Radhanath Sikdar the Real Discoverer of Mount Everest

Radhanath Sikdar

  • Indian Mathematician appointed as Computer at Payscale of ₹ 30 per month
  • John Tytler, a professor of Mathematics at the Hindu College recommended him
  • Was one of the first two Indians to read Isaac Newton՚s Principia and by 1832; studied Euclid՚s Elements, Thomas Jephson՚s Fluxion and Analytical Geometry and Astronomy by Windhouse.
  • Devised a new method to draw a common tangent to two circles
  • Pioneer in Spherical Trigonometry
  • In 1831, George Everest, the Surveyor General of India, was in the pursuit of a mathematician who had specialized in Spherical Trigonometry, so that they could be a part of the Great Trigonometric Survey. In 1832, under the leadership of Everest, the longitudinal series of the “triangle” survey was completed from Seronj in Madhya Pradesh to Calcutta in West Bengal.
  • While still working on mapping Calcutta, Bengal, Everest had begun his search for a mathematician, and soon enough, John Tytler, a professor of Mathematics at the Hindu College, now known as the Presidency College, recommended his 19-year-old pupil, Radhanath Sikdar.
  • George Everest retired in 1843 and was succeeded by Colonel Andrew Scott Waugh. Eight years later, in 1851, Radhanath was promoted to the position of Chief Computer and transferred to Calcutta. Here, he was also a superintendent for the Meteorological Department.
  • At the order of Colonel Waugh, Radhanath started measuring the height of mountains. The brilliant mathematician, who had perhaps never seen Mount Everest, discovered in 1852 that Kangchenjunga, which was considered to be the tallest in the world, wasn՚t really so. Compiling data about Mount Everest from six observations, he eventually came to the conclusion that it was the tallest in the world.
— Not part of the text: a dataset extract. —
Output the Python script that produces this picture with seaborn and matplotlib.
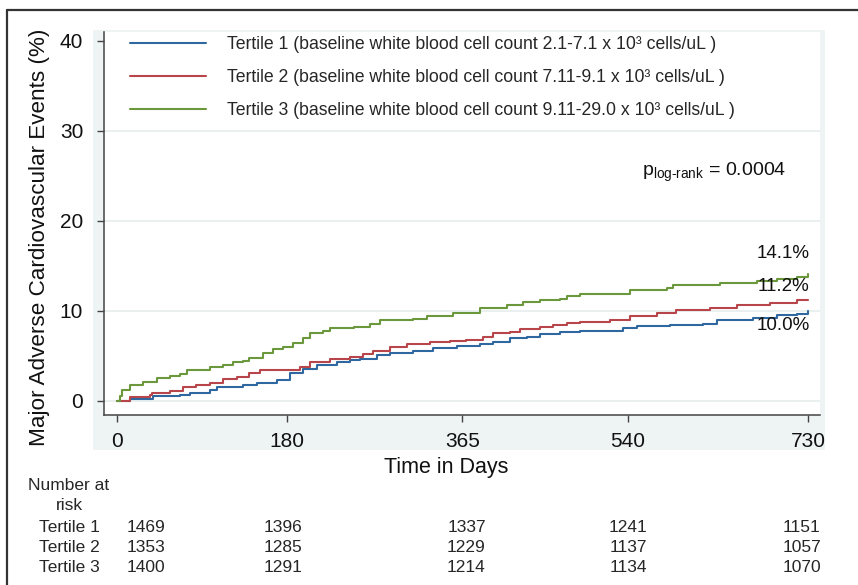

  • It was during the computations of the northeastern observations that Radhanath had calculated the height of Peak XV at exactly 29,000 ft (8839 m) , but Waugh added an arbitrary two feet because he was afraid that the Sikdar՚s figure would be considered a rounded number rather than an accurate one. He officially announced this finding in March 1856, and this remained the height of Mount Everest till an Indian survey re-calculated it to be 29,029 ft or 8848 m in 1955.